Nearly every traffic camera in Tehran had been compromised for years. The footage was encrypted and beamed to servers in Tel Aviv and southern Israel. The people being watched had no idea how thoroughly their routines had been catalogued — until Saturday morning, when an Israeli airstrike killed Ayatollah Ali Khamenei at his residential compound near Pasteur Street.
The Financial Times, citing multiple current and former Israeli intelligence officials, reported Monday that Mossad co-opted Iran’s own surveillance infrastructure to build what spies call a “pattern of life” on Khamenei and his inner circle. One camera angle was positioned to show exactly where the supreme leader’s bodyguards parked their personal cars. From that single feed, analysts extracted addresses, shift schedules, commute routes, and protection assignments.
“We knew Tehran like we know Jerusalem,” one Israeli intelligence official told the newspaper. And when you know a place as well as you know the street you grew up on, you notice a single thing that’s out of place.
The irony is thick. Iran’s camera network was itself a tool of domestic repression, used by the regime to monitor protesters and political dissidents. Mossad turned the dictator’s panopticon against him.
Israel’s Unit 8200, its elite signals intelligence outfit, ran the bulk of the data work. Algorithms and AI tools processed mountains of surveillance footage, while a mathematical technique called social network analysis sifted billions of data points to map decision-making centers and identify new targets. The operation was industrial-scale digital espionage dressed up as traffic management.
Iran knew it was exposed — at least partially. Last year, Brigadier General Gholamreza Jalali publicly acknowledged that code had been found in security cameras sending images to external servers. The regime apparently failed to act on its own warning.
On the morning of the strike, Israeli and American operatives disrupted roughly a dozen cell towers near Pasteur Street. Anyone trying to call Khamenei’s protection detail got a busy signal. No warnings got through.
The strike hit during a meeting of senior civilian and military leaders at the compound — a gathering confirmed in real time by both hacked cameras and a CIA human source on the ground.

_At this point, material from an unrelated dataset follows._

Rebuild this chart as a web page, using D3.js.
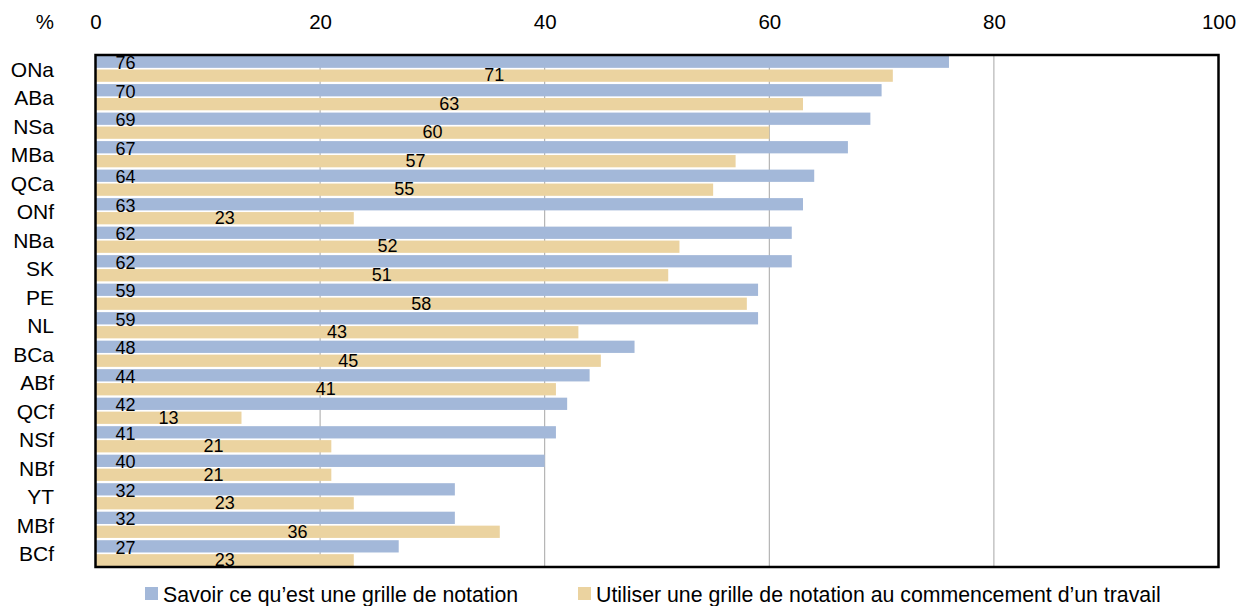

The U.S. and Israel had originally planned to open their campaign Friday night under cover of darkness. They delayed until Saturday morning because CIA tracking of Khamenei’s movements revealed he would be at the compound for a breakfast meeting with his inner circle. The New York Times called it “a remarkable intelligence coup.” President Trump gave the go order from Air Force One en route to a speech in Corpus Christi.
Now comes the part that should make every intelligence professional wince. Within 72 hours of the most significant targeted killing since Qasem Soleimani, detailed operational methods — hacked traffic cameras, disrupted cell towers, AI-driven pattern analysis, human sources — were splashed across the Financial Times, the New York Times, and the Times of Israel. Neither the CIA nor Mossad officially confirmed the details, but the leaks clearly came from people familiar with the operations.
Spy agencies do not typically hold press conferences about their tradecraft. The speed and specificity of these disclosures suggest something deliberate — credit-taking dressed as journalism, a signal to adversaries about capability, or perhaps bureaucratic score-settling between Langley and Tel Aviv over who deserves the win.
The tactical brilliance is undeniable. Turning an authoritarian regime’s own surveillance apparatus into the instrument of its leader’s death is the kind of operation that gets studied at war colleges for decades.
But the broader implications ripple far beyond Tehran. Flock Safety cameras, license plate readers, and municipal traffic networks blanket American cities too. ICE already taps into that infrastructure to track people domestically. If Mossad can own Tehran’s grid, the question of who else is watching — and where — is no longer hypothetical.
Every traffic camera is a potential intelligence asset. That was true before Saturday. Now everybody knows it.